Request: Reproduce the listing word for word, leaving every picture behind.

*-*-*

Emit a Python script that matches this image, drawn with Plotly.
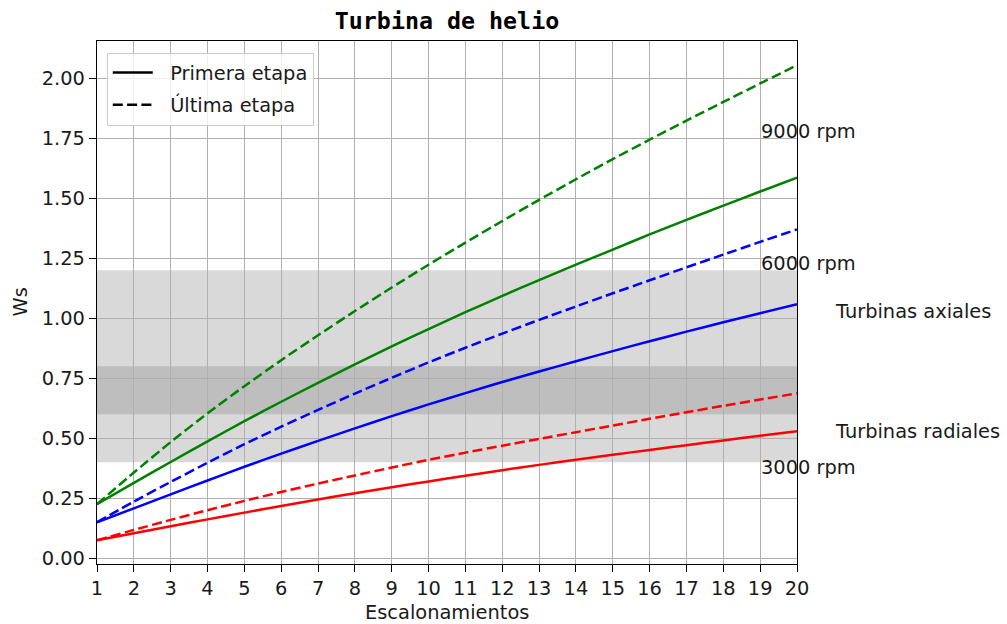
import plotly.graph_objects as go

# Number of stages (escalonamientos)
stages = list(range(1, 21))

# Specific speed Ws of the first stage (solid) and of the last stage (dashed)
ws_9000_primera = [0.225, 0.314, 0.401, 0.487, 0.571, 0.652, 0.731, 0.808, 0.883, 0.955,
                   1.025, 1.093, 1.159, 1.223, 1.286, 1.349, 1.410, 1.469, 1.528, 1.586]
ws_9000_ultima = [0.225, 0.357, 0.484, 0.604, 0.717, 0.825, 0.929, 1.030, 1.128, 1.223,
                  1.315, 1.405, 1.493, 1.579, 1.663, 1.744, 1.823, 1.901, 1.978, 2.054]
ws_6000_primera = [0.150, 0.208, 0.266, 0.324, 0.381, 0.436, 0.489, 0.541, 0.592, 0.641,
                   0.688, 0.734, 0.778, 0.821, 0.863, 0.904, 0.944, 0.983, 1.021, 1.058]
ws_6000_ultima = [0.150, 0.236, 0.318, 0.398, 0.475, 0.548, 0.618, 0.686, 0.752, 0.816,
                  0.877, 0.936, 0.993, 1.049, 1.104, 1.158, 1.212, 1.265, 1.318, 1.370]
ws_3000_primera = [0.075, 0.104, 0.133, 0.162, 0.190, 0.218, 0.245, 0.271, 0.296, 0.320,
                   0.344, 0.367, 0.389, 0.410, 0.431, 0.451, 0.471, 0.491, 0.510, 0.529]
ws_3000_ultima = [0.075, 0.118, 0.160, 0.200, 0.239, 0.276, 0.311, 0.345, 0.378, 0.410,
                  0.440, 0.469, 0.497, 0.525, 0.553, 0.581, 0.608, 0.635, 0.661, 0.687]

# Ws bands of each turbine type
band_radiales = (0.4, 0.8)
band_axiales = (0.6, 1.2)

# Text labels: (x, y baseline, text)
speed_labels = [(19, 1.75, "9000 rpm"), (19, 1.2, "6000 rpm"), (19, 0.35, "3000 rpm")]
type_labels = [(21, 1.0, "Turbinas axiales"), (21, 0.5, "Turbinas radiales")]

x_range = [1, 20]
y_range = [-0.024, 2.155]
y_ticks = [0, 0.25, 0.5, 0.75, 1.0, 1.25, 1.5, 1.75, 2.0]

FONT = "DejaVu Sans"
FS = 19.4
LW = 2.5
DASH = "10px,4.3px"

series = [
    (ws_9000_primera, "#008000", "solid"),
    (ws_9000_ultima, "#008000", DASH),
    (ws_6000_primera, "#0000ff", "solid"),
    (ws_6000_ultima, "#0000ff", DASH),
    (ws_3000_primera, "#ff0000", "solid"),
    (ws_3000_ultima, "#ff0000", DASH),
]

fig = go.Figure()
for values, color, dash in series:
    fig.add_trace(go.Scatter(
        x=stages, y=values, mode="lines", showlegend=False,
        line=dict(color=color, width=LW, dash=dash, shape="spline", smoothing=0.5),
        hoverinfo="x+y",
    ))

# Legend entries (black line styles)
for name, dash, grp in [("Primera etapa", "solid", "a"), ("Última etapa", DASH, "b")]:
    fig.add_trace(go.Scatter(
        x=[None], y=[None], mode="lines", name="\u00a0\u00a0" + name, legendgroup=grp,
        line=dict(color="black", width=LW, dash=dash),
    ))

for y0, y1 in (band_radiales, band_axiales):
    fig.add_shape(type="rect", xref="x domain", yref="y", x0=0, x1=1, y0=y0, y1=y1,
                  fillcolor="#808080", opacity=0.3, line=dict(width=0), layer="below")

annotations = []
for x, y, text in speed_labels + type_labels:
    annotations.append(dict(
        xref="paper", yref="y",
        x=(x - x_range[0]) / (x_range[1] - x_range[0]), y=y,
        text=text, showarrow=False, xanchor="left", yanchor="middle",
        yshift=7, xshift=-1,
        font=dict(family=FONT, size=FS, color="#1a1a1a"),
    ))

annotations.append(dict(
    xref="paper", yref="paper", x=0.5, y=-0.093, text="Escalonamientos",
    showarrow=False, xanchor="center", yanchor="middle",
    font=dict(family=FONT, size=FS, color="#1a1a1a"),
))
annotations.append(dict(
    xref="paper", yref="paper", x=-0.11, y=0.5, text="Ws", textangle=-90,
    showarrow=False, xanchor="center", yanchor="middle",
    font=dict(family=FONT, size=FS, color="#1a1a1a"),
))

axis_common = dict(
    showline=True, linecolor="black", linewidth=1.4, mirror=True,
    ticks="outside", ticklen=7, tickwidth=1.4, tickcolor="black",
    showgrid=True, gridcolor="#b0b0b0", gridwidth=1.4, zeroline=False,
    tickfont=dict(family=FONT, size=FS, color="#1a1a1a"),
)

fig.update_layout(
    width=1007, height=624,
    margin=dict(l=97, r=210, t=41, b=60),
    paper_bgcolor="white", plot_bgcolor="white",
    title=dict(text="Turbina de helio", x=0.5, xref="paper", xanchor="center",
               y=1 - 21 / 624, yref="container", yanchor="middle",
               font=dict(family="DejaVu Sans Mono", size=23.3, color="black", weight="bold")),
    xaxis=dict(range=x_range, tickmode="array", tickvals=stages,
               ticktext=[str(s) for s in stages], **axis_common),
    yaxis=dict(range=y_range, tickmode="array", tickvals=y_ticks,
               ticktext=[f"{v:.2f}" for v in y_ticks], **axis_common),
    legend=dict(x=0.014, y=0.978, xanchor="left", yanchor="top",
                bgcolor="rgba(255,255,255,0.8)", bordercolor="#cccccc", borderwidth=1,
                font=dict(family=FONT, size=FS, color="#1a1a1a"),
                tracegroupgap=4, itemwidth=40),
    annotations=annotations,
    showlegend=True,
)

fig.write_html("out.html")
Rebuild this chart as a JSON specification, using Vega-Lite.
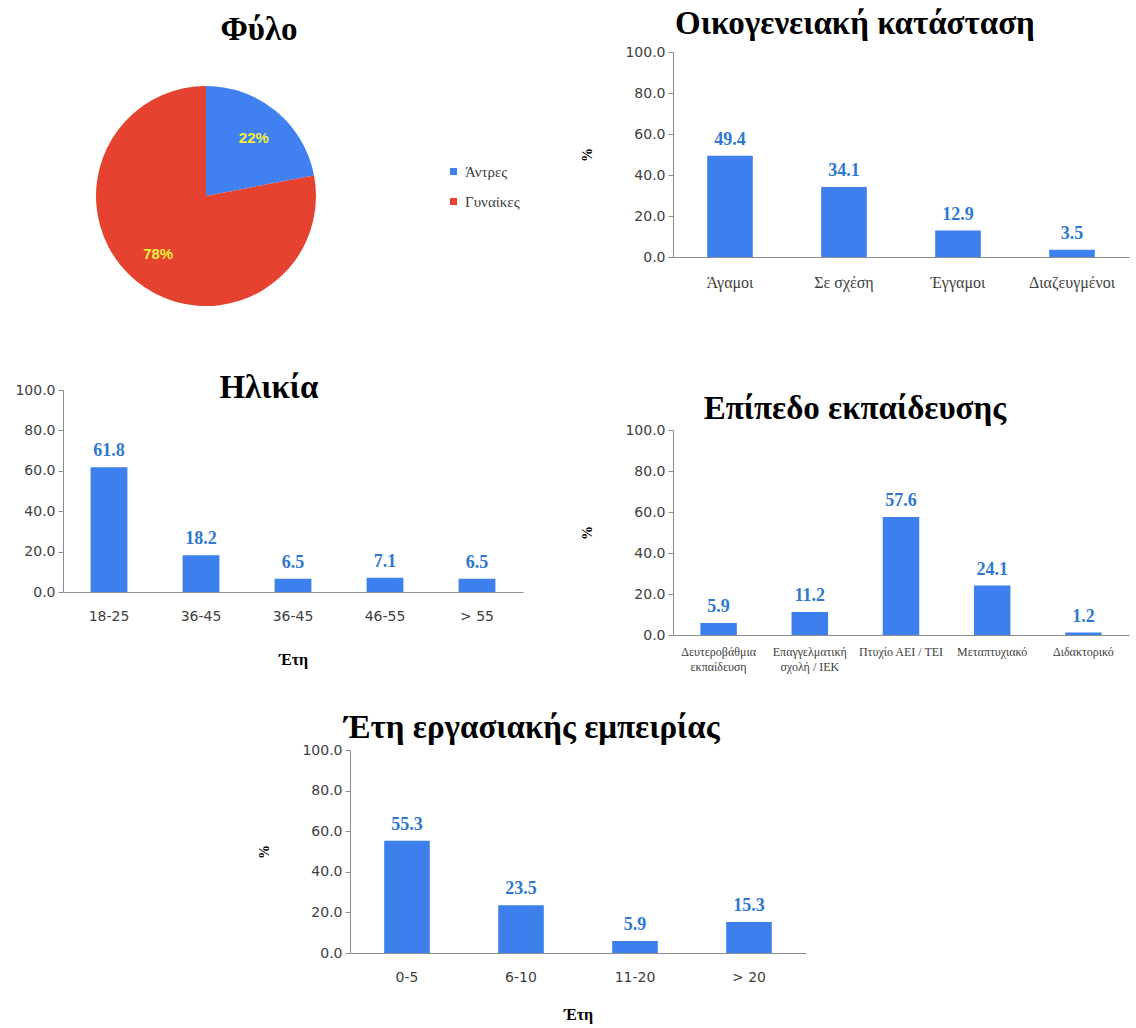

*-*-*

Exercise answer:
Emit a Python script that matches this image, drawn with Plotly.
import plotly.graph_objects as go

# Number of stages (escalonamientos)
stages = list(range(1, 21))

# Specific speed Ws of the first stage (solid) and of the last stage (dashed)
ws_9000_primera = [0.225, 0.314, 0.401, 0.487, 0.571, 0.652, 0.731, 0.808, 0.883, 0.955,
                   1.025, 1.093, 1.159, 1.223, 1.286, 1.349, 1.410, 1.469, 1.528, 1.586]
ws_9000_ultima = [0.225, 0.357, 0.484, 0.604, 0.717, 0.825, 0.929, 1.030, 1.128, 1.223,
                  1.315, 1.405, 1.493, 1.579, 1.663, 1.744, 1.823, 1.901, 1.978, 2.054]
ws_6000_primera = [0.150, 0.208, 0.266, 0.324, 0.381, 0.436, 0.489, 0.541, 0.592, 0.641,
                   0.688, 0.734, 0.778, 0.821, 0.863, 0.904, 0.944, 0.983, 1.021, 1.058]
ws_6000_ultima = [0.150, 0.236, 0.318, 0.398, 0.475, 0.548, 0.618, 0.686, 0.752, 0.816,
                  0.877, 0.936, 0.993, 1.049, 1.104, 1.158, 1.212, 1.265, 1.318, 1.370]
ws_3000_primera = [0.075, 0.104, 0.133, 0.162, 0.190, 0.218, 0.245, 0.271, 0.296, 0.320,
                   0.344, 0.367, 0.389, 0.410, 0.431, 0.451, 0.471, 0.491, 0.510, 0.529]
ws_3000_ultima = [0.075, 0.118, 0.160, 0.200, 0.239, 0.276, 0.311, 0.345, 0.378, 0.410,
                  0.440, 0.469, 0.497, 0.525, 0.553, 0.581, 0.608, 0.635, 0.661, 0.687]

# Ws bands of each turbine type
band_radiales = (0.4, 0.8)
band_axiales = (0.6, 1.2)

# Text labels: (x, y baseline, text)
speed_labels = [(19, 1.75, "9000 rpm"), (19, 1.2, "6000 rpm"), (19, 0.35, "3000 rpm")]
type_labels = [(21, 1.0, "Turbinas axiales"), (21, 0.5, "Turbinas radiales")]

x_range = [1, 20]
y_range = [-0.024, 2.155]
y_ticks = [0, 0.25, 0.5, 0.75, 1.0, 1.25, 1.5, 1.75, 2.0]

FONT = "DejaVu Sans"
FS = 19.4
LW = 2.5
DASH = "10px,4.3px"

series = [
    (ws_9000_primera, "#008000", "solid"),
    (ws_9000_ultima, "#008000", DASH),
    (ws_6000_primera, "#0000ff", "solid"),
    (ws_6000_ultima, "#0000ff", DASH),
    (ws_3000_primera, "#ff0000", "solid"),
    (ws_3000_ultima, "#ff0000", DASH),
]

fig = go.Figure()
for values, color, dash in series:
    fig.add_trace(go.Scatter(
        x=stages, y=values, mode="lines", showlegend=False,
        line=dict(color=color, width=LW, dash=dash, shape="spline", smoothing=0.5),
        hoverinfo="x+y",
    ))

# Legend entries (black line styles)
for name, dash, grp in [("Primera etapa", "solid", "a"), ("Última etapa", DASH, "b")]:
    fig.add_trace(go.Scatter(
        x=[None], y=[None], mode="lines", name="\u00a0\u00a0" + name, legendgroup=grp,
        line=dict(color="black", width=LW, dash=dash),
    ))

for y0, y1 in (band_radiales, band_axiales):
    fig.add_shape(type="rect", xref="x domain", yref="y", x0=0, x1=1, y0=y0, y1=y1,
                  fillcolor="#808080", opacity=0.3, line=dict(width=0), layer="below")

annotations = []
for x, y, text in speed_labels + type_labels:
    annotations.append(dict(
        xref="paper", yref="y",
        x=(x - x_range[0]) / (x_range[1] - x_range[0]), y=y,
        text=text, showarrow=False, xanchor="left", yanchor="middle",
        yshift=7, xshift=-1,
        font=dict(family=FONT, size=FS, color="#1a1a1a"),
    ))

annotations.append(dict(
    xref="paper", yref="paper", x=0.5, y=-0.093, text="Escalonamientos",
    showarrow=False, xanchor="center", yanchor="middle",
    font=dict(family=FONT, size=FS, color="#1a1a1a"),
))
annotations.append(dict(
    xref="paper", yref="paper", x=-0.11, y=0.5, text="Ws", textangle=-90,
    showarrow=False, xanchor="center", yanchor="middle",
    font=dict(family=FONT, size=FS, color="#1a1a1a"),
))

axis_common = dict(
    showline=True, linecolor="black", linewidth=1.4, mirror=True,
    ticks="outside", ticklen=7, tickwidth=1.4, tickcolor="black",
    showgrid=True, gridcolor="#b0b0b0", gridwidth=1.4, zeroline=False,
    tickfont=dict(family=FONT, size=FS, color="#1a1a1a"),
)

fig.update_layout(
    width=1007, height=624,
    margin=dict(l=97, r=210, t=41, b=60),
    paper_bgcolor="white", plot_bgcolor="white",
    title=dict(text="Turbina de helio", x=0.5, xref="paper", xanchor="center",
               y=1 - 21 / 624, yref="container", yanchor="middle",
               font=dict(family="DejaVu Sans Mono", size=23.3, color="black", weight="bold")),
    xaxis=dict(range=x_range, tickmode="array", tickvals=stages,
               ticktext=[str(s) for s in stages], **axis_common),
    yaxis=dict(range=y_range, tickmode="array", tickvals=y_ticks,
               ticktext=[f"{v:.2f}" for v in y_ticks], **axis_common),
    legend=dict(x=0.014, y=0.978, xanchor="left", yanchor="top",
                bgcolor="rgba(255,255,255,0.8)", bordercolor="#cccccc", borderwidth=1,
                font=dict(family=FONT, size=FS, color="#1a1a1a"),
                tracegroupgap=4, itemwidth=40),
    annotations=annotations,
    showlegend=True,
)

fig.write_html("out.html")
Rebuild this chart as a JSON specification, using Vega-Lite.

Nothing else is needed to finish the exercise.